Group B streptococcus (GBS), which can be transmitted in the womb, is linked to around 150,000 deaths of babies each year, more than half a million preterm births and significant long-term disability. 

The report by the World Health Organization (WHO) and the London School of Hygiene & Tropical Medicine (LSHTM) updates estimates from 2017, revealing that the global burden of GBS is much higher than previously recognized. 

“This new research shows that Group B strep is a major and underappreciated threat to newborn survival and wellbeing, bringing devastating impacts for so many families globally,” said Dr, Phillipp Lambach, Medical Officer from WHO’s Immunization, Vaccines and Biologicals department. 

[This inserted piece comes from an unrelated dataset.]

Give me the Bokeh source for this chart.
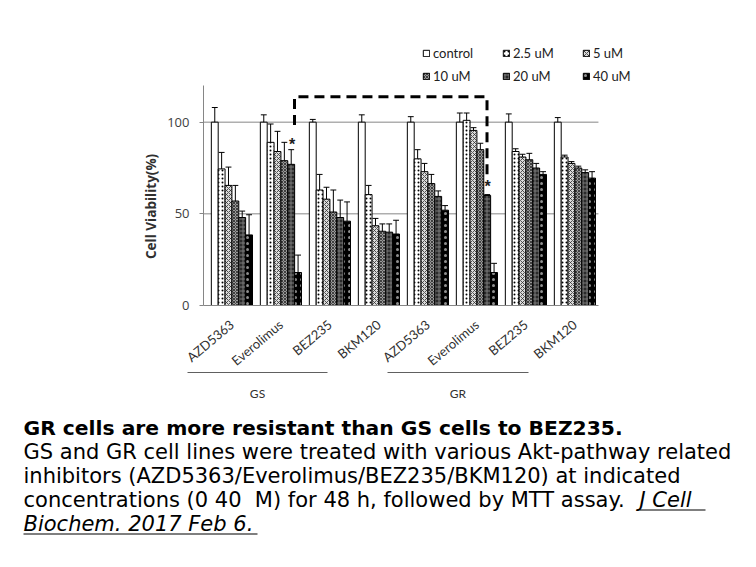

For the first time, the report quantifies the major contribution of GBS to preterm births, and to neurological impairments such as cerebral palsy, hearing and vision loss, that can occur following infection. 

A mother’s loss 

Around 15 per cent of all pregnant women worldwide, nearly 20 million annually, carry the GBS bacterium in their vagina, usually without symptoms. It can then spread to an unborn baby in the womb, or to newborns during labour. 

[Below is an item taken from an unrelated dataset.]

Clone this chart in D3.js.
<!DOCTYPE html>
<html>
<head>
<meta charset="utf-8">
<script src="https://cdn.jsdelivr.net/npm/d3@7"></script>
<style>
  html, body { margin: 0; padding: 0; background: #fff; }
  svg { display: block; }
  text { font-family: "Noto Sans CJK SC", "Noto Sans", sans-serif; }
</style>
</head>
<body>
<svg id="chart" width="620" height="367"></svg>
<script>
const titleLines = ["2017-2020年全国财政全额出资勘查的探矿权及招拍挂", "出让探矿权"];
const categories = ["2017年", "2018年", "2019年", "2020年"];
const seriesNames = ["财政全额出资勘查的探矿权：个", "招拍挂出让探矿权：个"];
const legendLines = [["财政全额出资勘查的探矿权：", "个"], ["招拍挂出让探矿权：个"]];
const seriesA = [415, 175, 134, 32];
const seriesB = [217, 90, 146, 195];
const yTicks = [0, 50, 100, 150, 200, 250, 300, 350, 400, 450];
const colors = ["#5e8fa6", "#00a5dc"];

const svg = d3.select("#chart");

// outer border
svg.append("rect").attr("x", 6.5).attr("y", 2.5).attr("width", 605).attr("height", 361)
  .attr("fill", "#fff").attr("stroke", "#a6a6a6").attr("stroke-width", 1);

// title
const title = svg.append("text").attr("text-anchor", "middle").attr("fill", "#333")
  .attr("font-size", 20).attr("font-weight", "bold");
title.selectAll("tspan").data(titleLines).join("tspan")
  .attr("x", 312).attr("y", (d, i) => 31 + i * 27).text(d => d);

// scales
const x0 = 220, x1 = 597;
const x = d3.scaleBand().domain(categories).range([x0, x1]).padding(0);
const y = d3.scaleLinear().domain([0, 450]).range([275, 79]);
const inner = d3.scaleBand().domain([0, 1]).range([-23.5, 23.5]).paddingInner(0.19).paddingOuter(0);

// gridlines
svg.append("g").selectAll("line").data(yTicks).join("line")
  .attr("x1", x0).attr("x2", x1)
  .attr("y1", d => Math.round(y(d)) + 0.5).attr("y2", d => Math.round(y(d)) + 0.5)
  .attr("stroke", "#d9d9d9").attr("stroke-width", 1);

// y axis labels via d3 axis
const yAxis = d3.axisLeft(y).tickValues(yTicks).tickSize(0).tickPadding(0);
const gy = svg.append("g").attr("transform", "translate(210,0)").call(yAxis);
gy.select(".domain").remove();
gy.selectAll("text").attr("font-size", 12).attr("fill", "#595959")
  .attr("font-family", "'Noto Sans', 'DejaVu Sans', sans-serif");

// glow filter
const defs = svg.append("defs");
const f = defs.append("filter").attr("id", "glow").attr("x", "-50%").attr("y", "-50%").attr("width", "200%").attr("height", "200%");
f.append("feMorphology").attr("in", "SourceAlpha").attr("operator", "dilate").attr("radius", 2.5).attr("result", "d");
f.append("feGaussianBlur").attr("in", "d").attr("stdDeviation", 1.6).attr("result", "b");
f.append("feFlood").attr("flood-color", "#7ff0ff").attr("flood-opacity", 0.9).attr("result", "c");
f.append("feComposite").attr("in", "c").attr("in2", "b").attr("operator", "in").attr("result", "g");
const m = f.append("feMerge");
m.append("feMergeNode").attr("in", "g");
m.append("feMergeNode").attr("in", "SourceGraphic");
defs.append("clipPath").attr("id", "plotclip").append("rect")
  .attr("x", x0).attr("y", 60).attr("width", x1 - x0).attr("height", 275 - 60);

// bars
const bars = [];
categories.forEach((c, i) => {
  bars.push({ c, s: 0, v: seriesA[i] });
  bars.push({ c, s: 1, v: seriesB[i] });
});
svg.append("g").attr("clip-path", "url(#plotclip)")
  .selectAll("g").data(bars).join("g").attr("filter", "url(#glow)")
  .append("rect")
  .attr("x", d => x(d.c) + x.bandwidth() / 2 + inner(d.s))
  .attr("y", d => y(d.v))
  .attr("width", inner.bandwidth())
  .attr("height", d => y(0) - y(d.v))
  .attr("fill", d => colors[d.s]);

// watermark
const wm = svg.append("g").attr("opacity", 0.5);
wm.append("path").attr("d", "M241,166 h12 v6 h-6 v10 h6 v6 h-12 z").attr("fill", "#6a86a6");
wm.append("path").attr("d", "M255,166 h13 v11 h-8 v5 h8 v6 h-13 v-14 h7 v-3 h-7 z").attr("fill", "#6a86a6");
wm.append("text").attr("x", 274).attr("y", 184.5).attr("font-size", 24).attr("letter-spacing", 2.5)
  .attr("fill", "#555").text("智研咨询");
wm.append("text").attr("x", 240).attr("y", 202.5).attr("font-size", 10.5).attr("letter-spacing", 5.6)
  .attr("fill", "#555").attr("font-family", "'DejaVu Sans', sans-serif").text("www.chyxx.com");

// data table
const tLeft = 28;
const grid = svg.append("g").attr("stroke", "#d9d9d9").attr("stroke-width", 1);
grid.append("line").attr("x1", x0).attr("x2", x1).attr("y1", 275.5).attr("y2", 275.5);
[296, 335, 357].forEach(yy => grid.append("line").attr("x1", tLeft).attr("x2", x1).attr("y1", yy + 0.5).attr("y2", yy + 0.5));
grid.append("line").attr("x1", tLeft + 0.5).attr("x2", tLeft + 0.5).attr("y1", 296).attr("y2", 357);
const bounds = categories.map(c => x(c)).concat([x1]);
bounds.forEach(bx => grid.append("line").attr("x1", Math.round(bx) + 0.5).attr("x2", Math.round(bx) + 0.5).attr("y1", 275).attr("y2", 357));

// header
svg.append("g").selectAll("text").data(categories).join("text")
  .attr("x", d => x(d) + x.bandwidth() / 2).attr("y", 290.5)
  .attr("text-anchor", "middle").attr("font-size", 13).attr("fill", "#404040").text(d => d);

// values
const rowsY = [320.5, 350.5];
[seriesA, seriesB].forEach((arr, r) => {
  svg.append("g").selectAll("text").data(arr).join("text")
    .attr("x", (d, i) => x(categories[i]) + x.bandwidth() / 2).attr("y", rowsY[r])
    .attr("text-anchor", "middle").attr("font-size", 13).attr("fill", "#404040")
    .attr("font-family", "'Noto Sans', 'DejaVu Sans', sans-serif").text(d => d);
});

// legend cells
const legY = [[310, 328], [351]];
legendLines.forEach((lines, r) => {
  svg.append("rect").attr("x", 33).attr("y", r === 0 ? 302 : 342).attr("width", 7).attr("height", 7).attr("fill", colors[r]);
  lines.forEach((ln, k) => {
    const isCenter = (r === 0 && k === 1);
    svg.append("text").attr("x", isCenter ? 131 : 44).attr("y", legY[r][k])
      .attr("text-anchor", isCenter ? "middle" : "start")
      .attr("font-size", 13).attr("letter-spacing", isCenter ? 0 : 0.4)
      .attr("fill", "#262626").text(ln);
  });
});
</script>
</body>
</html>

Currently, the main way to prevent GBS disease in newborns is to administer antibiotic prophylaxis to women during labour, if the bacterium is detected during pregnancy. 

However, significant health risks remain, even in regions with high prophylactic coverage, as this intervention in unlikely to prevent most GBS-associated stillbirths, preterm births, or GBS disease that occurs later after birth. 

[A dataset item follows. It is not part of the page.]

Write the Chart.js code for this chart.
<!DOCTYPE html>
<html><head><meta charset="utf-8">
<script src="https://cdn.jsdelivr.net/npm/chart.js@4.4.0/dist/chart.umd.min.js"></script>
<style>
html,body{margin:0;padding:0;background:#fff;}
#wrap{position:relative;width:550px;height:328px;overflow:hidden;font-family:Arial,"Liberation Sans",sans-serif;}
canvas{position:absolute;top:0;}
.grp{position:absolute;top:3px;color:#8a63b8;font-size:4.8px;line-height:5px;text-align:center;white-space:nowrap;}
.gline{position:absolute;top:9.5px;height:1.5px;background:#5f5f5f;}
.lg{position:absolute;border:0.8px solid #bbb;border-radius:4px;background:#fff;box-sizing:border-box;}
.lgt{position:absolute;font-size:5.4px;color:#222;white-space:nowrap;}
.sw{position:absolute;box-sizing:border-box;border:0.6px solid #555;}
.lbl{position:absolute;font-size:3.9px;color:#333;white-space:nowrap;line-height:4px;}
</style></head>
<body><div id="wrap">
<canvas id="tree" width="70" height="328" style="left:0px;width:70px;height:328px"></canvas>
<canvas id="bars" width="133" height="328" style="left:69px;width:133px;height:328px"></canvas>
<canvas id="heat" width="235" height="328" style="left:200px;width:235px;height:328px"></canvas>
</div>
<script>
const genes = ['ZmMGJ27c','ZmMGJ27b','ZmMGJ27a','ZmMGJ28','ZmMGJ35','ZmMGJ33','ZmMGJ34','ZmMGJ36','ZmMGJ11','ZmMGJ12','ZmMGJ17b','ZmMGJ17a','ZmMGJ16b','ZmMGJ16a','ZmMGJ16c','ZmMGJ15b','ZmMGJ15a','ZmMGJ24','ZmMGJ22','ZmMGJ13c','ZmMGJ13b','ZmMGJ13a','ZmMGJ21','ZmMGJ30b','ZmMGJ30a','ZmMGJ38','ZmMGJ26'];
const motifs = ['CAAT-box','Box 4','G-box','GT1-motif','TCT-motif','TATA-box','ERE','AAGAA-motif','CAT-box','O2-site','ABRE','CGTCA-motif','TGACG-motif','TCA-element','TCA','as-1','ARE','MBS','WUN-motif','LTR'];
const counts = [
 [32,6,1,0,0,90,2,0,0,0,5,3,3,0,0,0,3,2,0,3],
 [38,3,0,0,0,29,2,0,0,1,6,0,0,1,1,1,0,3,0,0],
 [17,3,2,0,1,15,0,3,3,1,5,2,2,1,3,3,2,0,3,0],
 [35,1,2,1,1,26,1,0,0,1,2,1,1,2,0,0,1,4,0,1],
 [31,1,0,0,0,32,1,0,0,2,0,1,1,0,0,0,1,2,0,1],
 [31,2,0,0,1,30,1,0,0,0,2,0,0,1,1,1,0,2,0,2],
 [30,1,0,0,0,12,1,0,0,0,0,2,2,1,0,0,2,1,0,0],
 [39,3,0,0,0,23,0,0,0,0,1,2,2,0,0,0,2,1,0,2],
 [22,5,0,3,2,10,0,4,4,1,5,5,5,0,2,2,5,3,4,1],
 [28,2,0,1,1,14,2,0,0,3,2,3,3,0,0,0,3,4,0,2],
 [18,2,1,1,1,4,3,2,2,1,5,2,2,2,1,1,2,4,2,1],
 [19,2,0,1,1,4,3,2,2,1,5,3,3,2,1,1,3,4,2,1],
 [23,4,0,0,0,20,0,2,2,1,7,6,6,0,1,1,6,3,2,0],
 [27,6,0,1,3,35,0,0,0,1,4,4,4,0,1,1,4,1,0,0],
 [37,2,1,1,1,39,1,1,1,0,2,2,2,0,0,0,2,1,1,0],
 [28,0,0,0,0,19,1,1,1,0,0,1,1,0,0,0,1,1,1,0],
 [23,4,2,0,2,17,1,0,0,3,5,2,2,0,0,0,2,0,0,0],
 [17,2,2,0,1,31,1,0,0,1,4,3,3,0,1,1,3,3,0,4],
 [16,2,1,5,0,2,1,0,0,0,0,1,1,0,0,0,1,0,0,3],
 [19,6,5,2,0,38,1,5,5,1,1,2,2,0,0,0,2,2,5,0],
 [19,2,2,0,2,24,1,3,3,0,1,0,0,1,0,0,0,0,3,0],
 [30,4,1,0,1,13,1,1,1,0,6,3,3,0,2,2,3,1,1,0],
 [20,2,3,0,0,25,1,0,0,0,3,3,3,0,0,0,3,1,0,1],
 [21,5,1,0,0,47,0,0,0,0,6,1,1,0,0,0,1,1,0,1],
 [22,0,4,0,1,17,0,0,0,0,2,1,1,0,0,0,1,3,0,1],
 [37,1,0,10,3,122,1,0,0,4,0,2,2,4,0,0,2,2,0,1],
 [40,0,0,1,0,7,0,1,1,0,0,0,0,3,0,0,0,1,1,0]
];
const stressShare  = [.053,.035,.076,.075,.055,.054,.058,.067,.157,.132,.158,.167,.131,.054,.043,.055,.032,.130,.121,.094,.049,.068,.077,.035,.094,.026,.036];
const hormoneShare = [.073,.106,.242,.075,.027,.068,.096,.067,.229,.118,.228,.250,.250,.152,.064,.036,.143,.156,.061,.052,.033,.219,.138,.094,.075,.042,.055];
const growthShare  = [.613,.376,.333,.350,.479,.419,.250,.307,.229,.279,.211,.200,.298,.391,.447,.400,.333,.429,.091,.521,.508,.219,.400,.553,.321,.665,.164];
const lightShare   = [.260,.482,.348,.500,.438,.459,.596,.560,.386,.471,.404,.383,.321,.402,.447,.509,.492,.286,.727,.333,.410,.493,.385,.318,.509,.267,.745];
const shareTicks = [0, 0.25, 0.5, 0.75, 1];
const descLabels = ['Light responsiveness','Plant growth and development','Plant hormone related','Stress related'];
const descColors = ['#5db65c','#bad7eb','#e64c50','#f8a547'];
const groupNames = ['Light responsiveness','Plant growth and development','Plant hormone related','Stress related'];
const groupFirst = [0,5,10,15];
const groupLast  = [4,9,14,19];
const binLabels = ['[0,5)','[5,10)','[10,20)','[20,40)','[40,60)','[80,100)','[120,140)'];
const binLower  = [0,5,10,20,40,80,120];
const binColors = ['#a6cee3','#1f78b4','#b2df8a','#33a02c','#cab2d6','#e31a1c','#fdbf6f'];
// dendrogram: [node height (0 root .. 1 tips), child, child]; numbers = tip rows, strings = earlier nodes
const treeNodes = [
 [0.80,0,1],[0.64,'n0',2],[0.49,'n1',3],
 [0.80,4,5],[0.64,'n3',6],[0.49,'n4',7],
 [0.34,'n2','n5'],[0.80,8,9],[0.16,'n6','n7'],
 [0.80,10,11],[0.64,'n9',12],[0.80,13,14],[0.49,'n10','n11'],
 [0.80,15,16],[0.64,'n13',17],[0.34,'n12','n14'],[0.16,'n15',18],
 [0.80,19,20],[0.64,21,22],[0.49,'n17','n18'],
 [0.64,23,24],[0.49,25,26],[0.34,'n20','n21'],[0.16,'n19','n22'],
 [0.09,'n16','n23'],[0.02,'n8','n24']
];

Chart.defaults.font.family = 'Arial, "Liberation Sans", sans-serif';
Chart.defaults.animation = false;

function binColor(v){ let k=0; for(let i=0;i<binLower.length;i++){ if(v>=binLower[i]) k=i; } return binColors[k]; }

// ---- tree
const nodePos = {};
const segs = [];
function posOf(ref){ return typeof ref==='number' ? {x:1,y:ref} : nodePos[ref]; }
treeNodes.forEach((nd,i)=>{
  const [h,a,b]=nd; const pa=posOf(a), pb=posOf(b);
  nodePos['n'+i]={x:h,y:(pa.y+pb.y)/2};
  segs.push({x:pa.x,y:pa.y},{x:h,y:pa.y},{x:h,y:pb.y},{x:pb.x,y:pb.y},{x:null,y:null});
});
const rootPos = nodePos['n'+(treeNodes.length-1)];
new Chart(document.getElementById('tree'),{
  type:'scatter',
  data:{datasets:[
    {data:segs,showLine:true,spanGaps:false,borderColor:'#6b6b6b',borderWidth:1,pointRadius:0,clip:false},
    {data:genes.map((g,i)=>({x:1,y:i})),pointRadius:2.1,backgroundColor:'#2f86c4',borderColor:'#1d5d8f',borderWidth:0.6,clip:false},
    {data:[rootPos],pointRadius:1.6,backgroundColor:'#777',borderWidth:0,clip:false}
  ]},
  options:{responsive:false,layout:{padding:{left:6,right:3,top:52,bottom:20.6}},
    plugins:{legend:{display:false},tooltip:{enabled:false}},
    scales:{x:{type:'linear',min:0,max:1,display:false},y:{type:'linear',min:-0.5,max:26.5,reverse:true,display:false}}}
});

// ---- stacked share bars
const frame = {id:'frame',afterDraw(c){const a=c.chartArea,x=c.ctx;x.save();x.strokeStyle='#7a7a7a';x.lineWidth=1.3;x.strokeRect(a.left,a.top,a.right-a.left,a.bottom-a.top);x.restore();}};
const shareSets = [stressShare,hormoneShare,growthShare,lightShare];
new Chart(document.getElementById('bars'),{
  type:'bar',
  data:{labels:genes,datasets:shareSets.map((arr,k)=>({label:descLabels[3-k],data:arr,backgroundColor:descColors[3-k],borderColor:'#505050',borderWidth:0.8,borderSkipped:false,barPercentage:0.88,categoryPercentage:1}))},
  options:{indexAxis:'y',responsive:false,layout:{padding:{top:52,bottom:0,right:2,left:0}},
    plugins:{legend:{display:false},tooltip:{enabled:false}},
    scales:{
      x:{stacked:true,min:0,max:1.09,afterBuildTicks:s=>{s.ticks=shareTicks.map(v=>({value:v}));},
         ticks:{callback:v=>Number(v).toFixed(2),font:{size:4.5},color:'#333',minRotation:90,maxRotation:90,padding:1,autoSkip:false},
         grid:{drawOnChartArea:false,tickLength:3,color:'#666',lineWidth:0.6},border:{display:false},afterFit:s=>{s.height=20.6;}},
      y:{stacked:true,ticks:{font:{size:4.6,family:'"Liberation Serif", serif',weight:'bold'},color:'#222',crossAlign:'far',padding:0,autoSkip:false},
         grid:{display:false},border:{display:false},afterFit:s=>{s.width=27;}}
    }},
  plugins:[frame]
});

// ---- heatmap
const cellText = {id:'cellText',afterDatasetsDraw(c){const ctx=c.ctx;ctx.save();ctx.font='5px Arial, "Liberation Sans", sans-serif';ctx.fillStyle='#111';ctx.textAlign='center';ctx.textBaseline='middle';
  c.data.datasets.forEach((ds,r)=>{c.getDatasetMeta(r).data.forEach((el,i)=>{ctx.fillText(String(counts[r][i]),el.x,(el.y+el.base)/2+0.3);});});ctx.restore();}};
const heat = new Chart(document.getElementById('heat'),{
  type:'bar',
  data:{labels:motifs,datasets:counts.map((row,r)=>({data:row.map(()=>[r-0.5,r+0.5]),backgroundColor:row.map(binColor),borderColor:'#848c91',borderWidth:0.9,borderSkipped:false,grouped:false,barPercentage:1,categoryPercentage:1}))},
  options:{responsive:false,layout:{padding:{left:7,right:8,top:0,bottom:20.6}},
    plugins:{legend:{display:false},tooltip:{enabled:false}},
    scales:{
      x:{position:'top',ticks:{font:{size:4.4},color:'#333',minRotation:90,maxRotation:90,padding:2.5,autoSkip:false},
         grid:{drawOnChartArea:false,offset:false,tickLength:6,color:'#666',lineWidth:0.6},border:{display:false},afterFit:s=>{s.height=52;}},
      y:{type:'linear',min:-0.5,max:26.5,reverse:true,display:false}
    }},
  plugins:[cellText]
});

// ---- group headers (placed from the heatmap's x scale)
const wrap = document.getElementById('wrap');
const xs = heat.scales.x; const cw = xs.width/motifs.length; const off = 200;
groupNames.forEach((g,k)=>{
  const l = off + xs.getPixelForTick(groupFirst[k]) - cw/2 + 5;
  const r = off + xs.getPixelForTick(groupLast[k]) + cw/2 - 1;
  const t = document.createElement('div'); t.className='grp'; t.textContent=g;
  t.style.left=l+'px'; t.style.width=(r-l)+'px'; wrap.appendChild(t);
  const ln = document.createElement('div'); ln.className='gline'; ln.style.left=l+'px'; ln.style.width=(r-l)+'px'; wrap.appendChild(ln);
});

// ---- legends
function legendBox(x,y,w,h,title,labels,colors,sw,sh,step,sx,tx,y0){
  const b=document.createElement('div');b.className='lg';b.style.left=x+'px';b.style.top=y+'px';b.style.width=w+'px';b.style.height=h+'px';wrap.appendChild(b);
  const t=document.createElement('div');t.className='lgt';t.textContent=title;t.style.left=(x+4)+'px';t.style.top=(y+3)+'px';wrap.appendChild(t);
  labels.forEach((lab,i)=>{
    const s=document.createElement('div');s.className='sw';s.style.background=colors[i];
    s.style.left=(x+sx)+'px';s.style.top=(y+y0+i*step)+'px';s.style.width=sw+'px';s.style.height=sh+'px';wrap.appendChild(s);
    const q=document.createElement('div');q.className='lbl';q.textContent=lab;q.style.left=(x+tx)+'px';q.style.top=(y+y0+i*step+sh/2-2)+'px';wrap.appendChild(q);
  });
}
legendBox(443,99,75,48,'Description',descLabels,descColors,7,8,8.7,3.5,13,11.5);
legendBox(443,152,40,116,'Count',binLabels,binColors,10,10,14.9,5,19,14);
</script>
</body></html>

“It is difficult to describe the breadth or depth of the grief when your child dies, or the accompanying guilt, and how it changes you, your family, and your relationships forever,” said Debbie Forwood, whose daughter Ada was stillborn after she developed a GBS infection. 

Develop vaccines now 

The largest burden of GBS is in low and middle-income countries, where screening and treatment are most challenging to implement. The highest rates of maternal GBS are found in sub-Saharan Africa, and in Eastern and South-Eastern Asia. 

Now is the time for action, said Joy Lawn, an LSHTM Professor who contributed to the report.  Several candidate GBS vaccines are currently in development, but none are yet available, even though they have been in the pipeline for decades. 

“Group B strep infection poses a serious challenge to every family affected, and in every country, said Ms. Lawn, Director of the university’s Maternal Adolescent Reproductive & Child Health (MARCH) Centre. 

“Maternal vaccination could save the lives of hundreds of thousands of babies in the years to come, yet 30 years since this was first proposed, the world has not delivered a vaccine.” 

Joy and sadness 

The report calls for stepping up development of an effective GBS vaccine that could be administered to expectant mothers during routine pregnancy checkups. 

The partners estimate more than 50,000 GBS-related deaths, and over 170,000 pre-term births, could be avoided if over 70 per cent of pregnant women were vaccinated. 

Such protection could also be highly cost-effective, they added.  Net benefits from a year of maternal vaccinations could reach as high as $17 billion, accruing over several years, provided doses are affordably priced. For Ms. Forwood, this would be a bittersweet development. 

“Only a GBS vaccine could have saved Ada.  When a vaccine can be widely rolled out, I will weep and scream with the unfairness that it came too late for her, and for all the other babies who are needlessly suffering and dying every year that it is delayed,” she said. 

“But I will also weep with joy that in the future, many more will live, and their families will be saved from the living hell that is the death of a child.”